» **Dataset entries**
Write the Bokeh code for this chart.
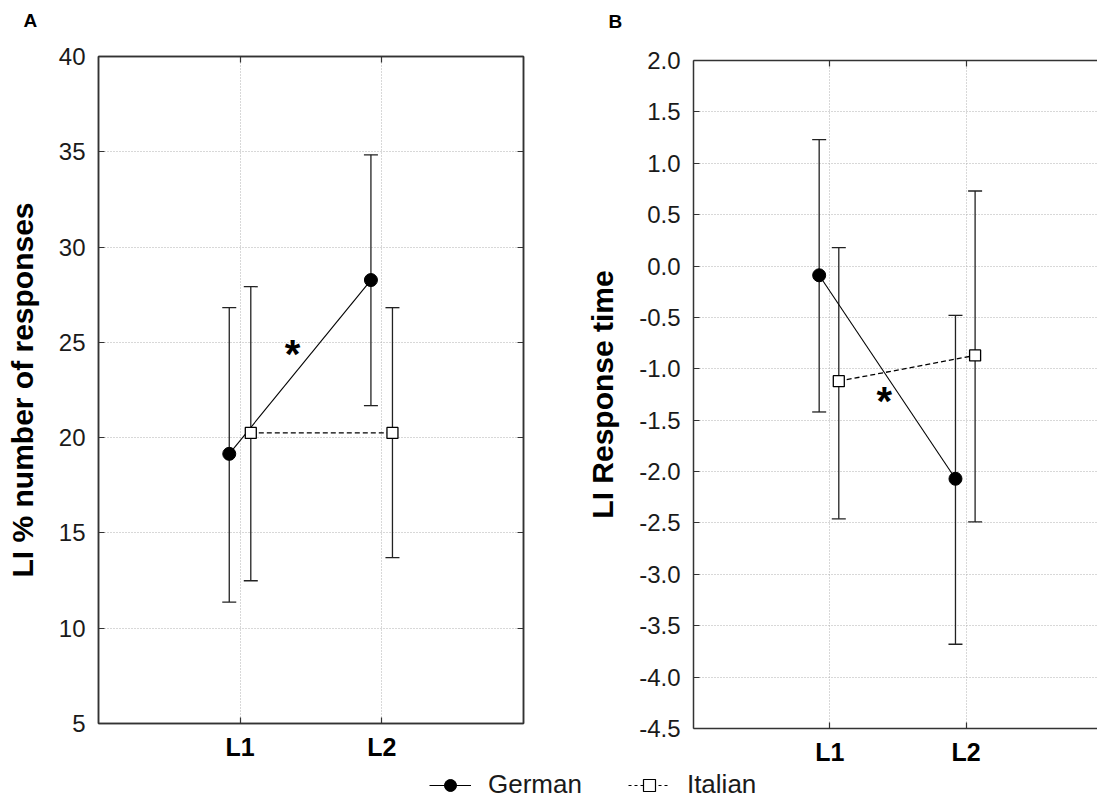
from bokeh.plotting import figure
from bokeh.models import (Range1d, FixedTicker, LinearAxis, Whisker, TeeHead, ColumnDataSource,
                          Legend, LegendItem, PrintfTickFormatter, Label)
from bokeh.layouts import column, row
from bokeh.embed import file_html
from bokeh.resources import INLINE

# ---------------- data ----------------
categories = ["L1", "L2"]
series_names = ["German", "Italian"]
panel_letters = ["A", "B"]

# Panel A: LI % number of responses
a_german_mean = [19.15, 28.27]
a_german_low = [11.37, 21.68]
a_german_high = [26.82, 34.84]
a_italian_mean = [20.25, 20.25]
a_italian_low = [12.49, 13.70]
a_italian_high = [27.92, 26.82]
a_yticks = [5, 10, 15, 20, 25, 30, 35, 40]
a_ylabel = "LI % number of responses"

# Panel B: LI Response time
b_german_mean = [-0.09, -2.07]
b_german_low = [-1.42, -3.68]
b_german_high = [1.23, -0.48]
b_italian_mean = [-1.12, -0.87]
b_italian_low = [-2.46, -2.49]
b_italian_high = [0.18, 0.73]
b_yticks = [2.0, 1.5, 1.0, 0.5, 0.0, -0.5, -1.0, -1.5, -2.0, -2.5, -3.0, -3.5, -4.0, -4.5]
b_ylabel = "LI Response time"

FONT = "Liberation Sans"
AXIS_COLOR = "#333333"
TEXT_COLOR = "#1a1a1a"
GRID_COLOR = "#b0b0b0"
TOP_STRIP = 36


def style_axis(ax):
    ax.axis_line_color = AXIS_COLOR
    ax.axis_line_width = 1.5
    ax.major_tick_line_color = AXIS_COLOR
    ax.major_tick_line_width = 1.2
    ax.major_tick_in = 6
    ax.major_tick_out = 0
    ax.minor_tick_line_color = None


def blank_axis(ticks):
    ax = LinearAxis(ticker=FixedTicker(ticks=ticks), major_label_text_font_size="1px",
                    major_label_text_color=None, major_label_standoff=0)
    style_axis(ax)
    return ax


def make_panel(ylabel, yticks, yfmt, y_start, y_end, x_end,
               g_mean, g_low, g_high, i_mean, i_low, i_high, g_off, i_off,
               star_xy, width_frame, height_frame, mb_left, mb_right, mb_top, mb_bottom,
               full_box):
    p = figure(frame_width=width_frame, frame_height=height_frame,
               x_range=Range1d(0, x_end), y_range=Range1d(y_start, y_end),
               output_backend="svg", toolbar_location=None,
               min_border_left=mb_left, min_border_right=mb_right,
               min_border_top=mb_top, min_border_bottom=mb_bottom,
               background_fill_color="white", border_fill_color="white")
    p.outline_line_color = AXIS_COLOR if full_box else None
    p.outline_line_width = 1.5

    # x axis
    xt = [i + 1 for i in range(len(categories))]
    p.xaxis.ticker = FixedTicker(ticks=xt)
    p.xaxis.major_label_overrides = {t: c for t, c in zip(xt, categories)}
    p.xaxis.major_label_text_font = FONT
    p.xaxis.major_label_text_font_size = "25px"
    p.xaxis.major_label_text_font_style = "bold"
    p.xaxis.major_label_text_color = "black"
    p.xaxis.major_label_standoff = 9
    style_axis(p.xaxis[0])

    # y axis
    p.yaxis.ticker = FixedTicker(ticks=yticks)
    p.yaxis.formatter = PrintfTickFormatter(format=yfmt)
    p.yaxis.major_label_text_font = FONT
    p.yaxis.major_label_text_font_size = "24px"
    p.yaxis.major_label_text_color = TEXT_COLOR
    p.yaxis.major_label_standoff = 13
    p.yaxis.axis_label = ylabel
    p.yaxis.axis_label_text_font = FONT
    p.yaxis.axis_label_text_font_size = "30px"
    p.yaxis.axis_label_text_font_style = "bold"
    p.yaxis.axis_label_text_color = "black"
    p.yaxis.axis_label_standoff = 17
    style_axis(p.yaxis[0])

    # top / right frame axes with inward ticks
    p.add_layout(blank_axis(xt), "above")
    if full_box:
        p.add_layout(blank_axis(yticks), "right")

    # grid
    for g in (p.xgrid, p.ygrid):
        g.grid_line_color = GRID_COLOR
        g.grid_line_dash = "1 2"
        g.grid_line_width = 1
    p.xgrid.ticker = FixedTicker(ticks=xt)
    p.ygrid.ticker = FixedTicker(ticks=yticks)

    gx = [i + 1 + g_off for i in range(len(categories))]
    ix = [i + 1 + i_off for i in range(len(categories))]
    gsrc = ColumnDataSource(dict(x=gx, m=g_mean, lo=g_low, hi=g_high))
    isrc = ColumnDataSource(dict(x=ix, m=i_mean, lo=i_low, hi=i_high))

    for src in (gsrc, isrc):
        w = Whisker(base="x", lower="lo", upper="hi", source=src, dimension="height",
                    line_color="#222222", line_width=1.3,
                    upper_head=TeeHead(size=14, line_color="#222222", line_width=1.3),
                    lower_head=TeeHead(size=14, line_color="#222222", line_width=1.3))
        p.add_layout(w)

    p.line("x", "m", source=isrc, line_color="black", line_width=1.3, line_dash="5 3")
    p.line("x", "m", source=gsrc, line_color="black", line_width=1.1)
    p.scatter("x", "m", source=gsrc, marker="circle", size=13, fill_color="black",
              line_color="black")
    p.scatter("x", "m", source=isrc, marker="square", size=11, fill_color="white",
              line_color="black", line_width=1.3)

    p.add_layout(Label(x=star_xy[0], y=star_xy[1], text="*", text_font=FONT,
                       text_font_size="40px", text_font_style="bold", text_color="black",
                       text_align="center", text_baseline="middle"))
    return p


pA = make_panel(a_ylabel, a_yticks, "%d", 5, 40, 3,
                a_german_mean, a_german_low, a_german_high,
                a_italian_mean, a_italian_low, a_italian_high, -0.077, 0.075,
                (1.37, 24.4), 425, 667, 98, 37, 56 - TOP_STRIP, 43, True)

pB = make_panel(b_ylabel, b_yticks, "%.1f", -4.5, 2.0, 2.964,
                b_german_mean, b_german_low, b_german_high,
                b_italian_mean, b_italian_low, b_italian_high, -0.078, 0.066,
                (1.40, -1.31), 404, 668, 133, 0, 60 - TOP_STRIP, 38, False)

# top strip with the panel letters (coordinates in page pixels, measured from the top)
pt = figure(width=1097, height=TOP_STRIP, x_range=Range1d(0, 1097),
            y_range=Range1d(TOP_STRIP, 0), output_backend="svg", toolbar_location=None,
            min_border=0, x_axis_location=None, y_axis_location=None)
pt.outline_line_color = None
pt.grid.visible = False
for letter, lx_, ly_ in zip(panel_letters, [23, 608], [9, 10]):
    pt.add_layout(Label(x=lx_, y=ly_, text=letter, text_font=FONT, text_font_size="19px",
                        text_font_style="bold", text_color="black",
                        text_align="left", text_baseline="top"))

# legend strip (renderers hold the real series but lie outside this strip's ranges)
pl = figure(width=1097, height=33, x_range=(100, 101), y_range=(100, 101),
            output_backend="svg", toolbar_location=None, min_border=0,
            x_axis_location=None, y_axis_location=None)
pl.outline_line_color = None
pl.grid.visible = False
lx = [i + 1 for i in range(len(categories))]
gl = pl.line(lx, a_german_mean, line_color="black", line_width=1.1)
gs = pl.scatter(lx, a_german_mean, marker="circle", fill_color="black", line_color="black")
il = pl.line(lx, a_italian_mean, line_color="black", line_width=1.2, line_dash="3 3")
isq = pl.scatter(lx, a_italian_mean, marker="square", fill_color="white", line_color="black",
                 line_width=1.2)
legend = Legend(items=[LegendItem(label=series_names[0], renderers=[gl, gs]),
                       LegendItem(label=series_names[1], renderers=[il, isq])],
                orientation="horizontal", location=(429, 1), glyph_width=42, glyph_height=30,
                label_height=30, label_standoff=17, spacing=46, padding=0, margin=0,
                border_line_color=None, background_fill_color=None,
                label_text_font=FONT, label_text_font_size="26px", label_text_color=TEXT_COLOR)
pl.add_layout(legend)

# wrap each panel on its own so that the two frames keep their own top/bottom edges
layout = column(pt, row(column(pA), column(pB)), pl)
open("out.html", "w").write(file_html(layout, INLINE))
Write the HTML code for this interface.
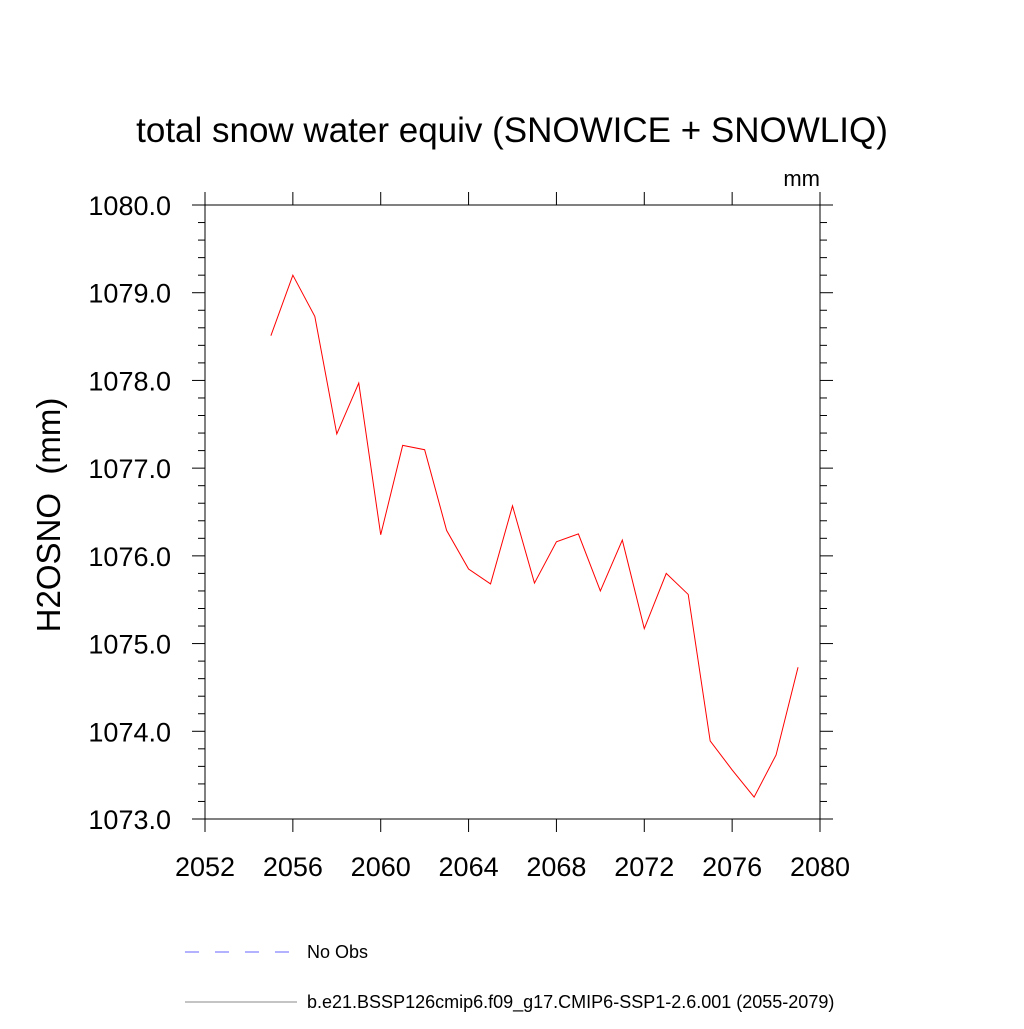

» **WHAT NEEDS TO BE DONE**
Take the lines from the first line of the entries through the line with "from bokeh.resources import INLINE", inclusive, and give them again exactly, minus any pictures.

» **WRITTEN SOLUTION**
Write the Bokeh code for this chart.
from bokeh.plotting import figure
from bokeh.models import (Range1d, FixedTicker, LinearAxis, Whisker, TeeHead, ColumnDataSource,
                          Legend, LegendItem, PrintfTickFormatter, Label)
from bokeh.layouts import column, row
from bokeh.embed import file_html
from bokeh.resources import INLINE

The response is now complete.